* _Source data_
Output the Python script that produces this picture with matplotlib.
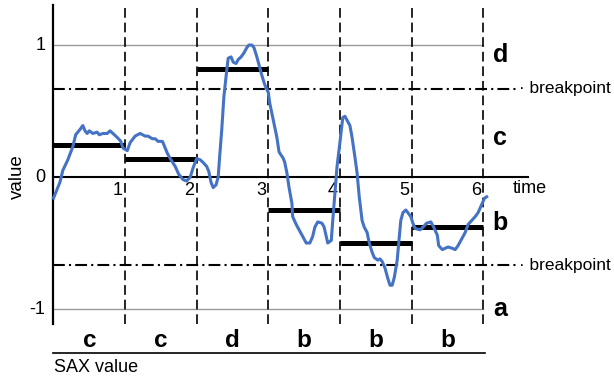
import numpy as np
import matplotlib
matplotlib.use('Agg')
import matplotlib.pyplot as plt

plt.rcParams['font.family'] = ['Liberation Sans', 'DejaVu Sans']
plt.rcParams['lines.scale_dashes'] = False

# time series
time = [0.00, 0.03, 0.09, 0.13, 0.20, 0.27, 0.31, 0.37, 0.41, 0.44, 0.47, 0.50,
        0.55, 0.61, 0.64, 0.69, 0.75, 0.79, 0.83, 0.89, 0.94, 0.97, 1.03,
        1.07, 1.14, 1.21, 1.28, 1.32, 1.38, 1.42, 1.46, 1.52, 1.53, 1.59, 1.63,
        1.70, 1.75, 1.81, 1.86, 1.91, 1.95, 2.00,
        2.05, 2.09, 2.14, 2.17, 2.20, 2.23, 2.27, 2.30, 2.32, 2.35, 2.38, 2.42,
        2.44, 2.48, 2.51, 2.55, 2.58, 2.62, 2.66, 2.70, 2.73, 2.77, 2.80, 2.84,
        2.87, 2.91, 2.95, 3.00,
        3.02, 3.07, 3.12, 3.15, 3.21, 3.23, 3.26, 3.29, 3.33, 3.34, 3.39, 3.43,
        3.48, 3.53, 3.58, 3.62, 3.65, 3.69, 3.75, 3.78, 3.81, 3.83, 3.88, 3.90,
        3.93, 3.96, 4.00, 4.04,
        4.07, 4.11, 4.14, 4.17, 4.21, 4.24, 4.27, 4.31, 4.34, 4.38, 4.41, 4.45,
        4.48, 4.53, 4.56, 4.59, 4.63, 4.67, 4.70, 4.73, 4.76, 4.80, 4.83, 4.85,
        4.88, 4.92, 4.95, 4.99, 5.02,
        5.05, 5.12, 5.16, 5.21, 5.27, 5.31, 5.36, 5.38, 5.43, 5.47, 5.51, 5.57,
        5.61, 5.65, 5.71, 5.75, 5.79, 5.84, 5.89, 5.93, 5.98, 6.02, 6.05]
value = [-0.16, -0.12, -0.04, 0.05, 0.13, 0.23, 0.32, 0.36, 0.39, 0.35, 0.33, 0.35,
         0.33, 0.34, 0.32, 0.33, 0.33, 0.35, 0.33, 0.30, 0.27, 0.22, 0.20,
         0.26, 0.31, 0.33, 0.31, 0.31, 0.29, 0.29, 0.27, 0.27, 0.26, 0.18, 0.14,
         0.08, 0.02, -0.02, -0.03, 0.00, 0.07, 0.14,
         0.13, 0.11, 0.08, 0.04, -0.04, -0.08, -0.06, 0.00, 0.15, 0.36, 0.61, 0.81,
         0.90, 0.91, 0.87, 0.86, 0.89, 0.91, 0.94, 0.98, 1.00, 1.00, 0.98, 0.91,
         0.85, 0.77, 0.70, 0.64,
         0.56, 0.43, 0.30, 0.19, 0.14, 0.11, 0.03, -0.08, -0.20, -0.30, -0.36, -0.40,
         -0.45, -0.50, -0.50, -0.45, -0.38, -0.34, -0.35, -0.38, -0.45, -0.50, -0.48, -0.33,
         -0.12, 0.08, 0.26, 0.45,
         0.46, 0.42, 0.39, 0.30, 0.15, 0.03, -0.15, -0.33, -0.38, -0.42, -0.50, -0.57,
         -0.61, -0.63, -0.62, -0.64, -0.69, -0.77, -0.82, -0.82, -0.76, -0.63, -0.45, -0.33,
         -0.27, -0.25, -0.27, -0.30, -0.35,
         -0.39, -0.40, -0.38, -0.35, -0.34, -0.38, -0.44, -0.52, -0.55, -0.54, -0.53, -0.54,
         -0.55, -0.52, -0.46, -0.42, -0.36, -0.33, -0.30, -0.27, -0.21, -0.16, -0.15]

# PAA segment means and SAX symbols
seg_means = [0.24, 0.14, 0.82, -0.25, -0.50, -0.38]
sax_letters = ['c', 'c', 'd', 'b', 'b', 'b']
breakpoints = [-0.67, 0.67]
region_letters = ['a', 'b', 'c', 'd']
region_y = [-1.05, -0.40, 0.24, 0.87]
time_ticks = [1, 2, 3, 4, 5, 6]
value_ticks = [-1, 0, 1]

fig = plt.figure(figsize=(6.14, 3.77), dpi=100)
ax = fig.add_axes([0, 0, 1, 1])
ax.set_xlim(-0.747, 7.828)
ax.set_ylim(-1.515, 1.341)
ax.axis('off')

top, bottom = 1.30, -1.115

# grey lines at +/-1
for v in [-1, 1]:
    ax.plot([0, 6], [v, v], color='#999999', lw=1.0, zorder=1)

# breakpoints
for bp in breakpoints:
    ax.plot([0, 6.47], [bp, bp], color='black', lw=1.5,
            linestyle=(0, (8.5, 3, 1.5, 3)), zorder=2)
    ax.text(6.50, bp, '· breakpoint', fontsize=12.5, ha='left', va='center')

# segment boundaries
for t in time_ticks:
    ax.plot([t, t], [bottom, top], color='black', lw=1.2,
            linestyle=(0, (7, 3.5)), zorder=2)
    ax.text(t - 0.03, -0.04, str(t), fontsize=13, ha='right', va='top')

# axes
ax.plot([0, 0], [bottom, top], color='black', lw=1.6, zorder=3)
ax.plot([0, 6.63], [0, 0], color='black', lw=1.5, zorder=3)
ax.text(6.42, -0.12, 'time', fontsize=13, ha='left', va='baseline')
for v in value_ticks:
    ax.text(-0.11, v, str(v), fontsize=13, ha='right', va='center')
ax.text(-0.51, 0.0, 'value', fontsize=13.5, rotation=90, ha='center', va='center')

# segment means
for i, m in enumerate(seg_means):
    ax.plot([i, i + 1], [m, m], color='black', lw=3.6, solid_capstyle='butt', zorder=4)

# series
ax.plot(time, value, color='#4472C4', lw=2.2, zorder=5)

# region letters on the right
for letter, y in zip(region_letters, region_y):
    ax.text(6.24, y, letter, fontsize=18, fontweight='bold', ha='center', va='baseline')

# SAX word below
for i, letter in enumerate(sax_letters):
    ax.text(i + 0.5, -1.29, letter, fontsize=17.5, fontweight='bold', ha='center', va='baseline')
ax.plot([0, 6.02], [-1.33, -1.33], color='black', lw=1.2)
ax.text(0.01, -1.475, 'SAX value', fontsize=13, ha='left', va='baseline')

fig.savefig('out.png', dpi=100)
--
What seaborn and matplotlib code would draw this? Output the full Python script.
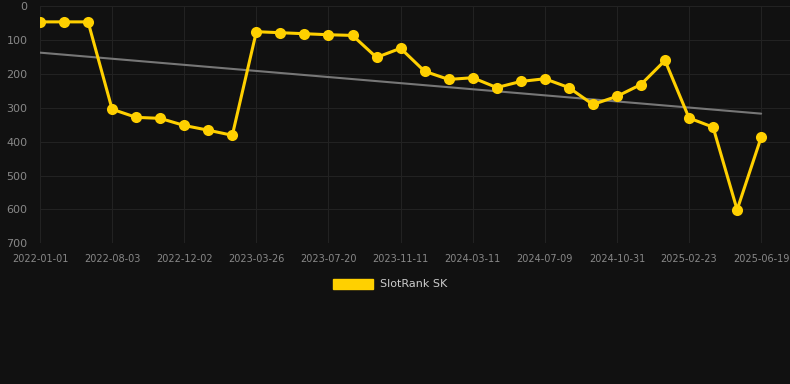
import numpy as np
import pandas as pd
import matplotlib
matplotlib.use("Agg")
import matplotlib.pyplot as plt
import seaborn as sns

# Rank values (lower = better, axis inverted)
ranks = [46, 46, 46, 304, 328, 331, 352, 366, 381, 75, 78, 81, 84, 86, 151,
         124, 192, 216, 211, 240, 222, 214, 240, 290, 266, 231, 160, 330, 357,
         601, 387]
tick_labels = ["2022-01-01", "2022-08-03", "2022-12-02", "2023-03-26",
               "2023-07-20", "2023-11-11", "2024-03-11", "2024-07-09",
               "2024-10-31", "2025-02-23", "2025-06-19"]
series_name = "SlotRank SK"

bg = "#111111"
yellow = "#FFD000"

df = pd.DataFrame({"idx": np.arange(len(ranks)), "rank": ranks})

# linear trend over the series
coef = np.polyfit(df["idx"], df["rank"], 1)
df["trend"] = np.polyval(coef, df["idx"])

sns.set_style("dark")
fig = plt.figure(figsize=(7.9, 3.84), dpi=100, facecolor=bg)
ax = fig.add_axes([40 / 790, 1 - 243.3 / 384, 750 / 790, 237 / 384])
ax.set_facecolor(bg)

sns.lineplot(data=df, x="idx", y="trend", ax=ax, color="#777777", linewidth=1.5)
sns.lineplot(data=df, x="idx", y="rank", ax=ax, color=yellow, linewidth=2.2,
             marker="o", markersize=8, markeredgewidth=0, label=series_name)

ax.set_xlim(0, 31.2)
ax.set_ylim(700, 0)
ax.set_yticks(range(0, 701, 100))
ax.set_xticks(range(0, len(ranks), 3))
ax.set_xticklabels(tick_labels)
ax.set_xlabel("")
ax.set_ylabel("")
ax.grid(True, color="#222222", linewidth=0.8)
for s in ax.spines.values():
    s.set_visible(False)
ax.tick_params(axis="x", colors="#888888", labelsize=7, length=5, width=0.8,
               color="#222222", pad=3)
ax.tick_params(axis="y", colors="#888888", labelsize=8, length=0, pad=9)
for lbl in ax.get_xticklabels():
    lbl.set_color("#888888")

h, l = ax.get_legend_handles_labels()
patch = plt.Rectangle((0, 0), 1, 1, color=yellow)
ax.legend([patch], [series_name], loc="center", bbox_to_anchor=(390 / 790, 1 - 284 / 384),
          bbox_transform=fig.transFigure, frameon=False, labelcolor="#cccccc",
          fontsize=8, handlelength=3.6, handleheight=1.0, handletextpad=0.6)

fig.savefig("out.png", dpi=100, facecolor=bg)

* _Exercise instructions_
In the entries above, find the line that contains "Output the Python" and the line that contains "plt.rcParams['lines.scale_dashes'] = False". Reproduce exactly those two lines and every line between them, but not the pictures.

* _Answer in full_
Output the Python script that produces this picture with matplotlib.
import numpy as np
import matplotlib
matplotlib.use('Agg')
import matplotlib.pyplot as plt

plt.rcParams['font.family'] = ['Liberation Sans', 'DejaVu Sans']
plt.rcParams['lines.scale_dashes'] = False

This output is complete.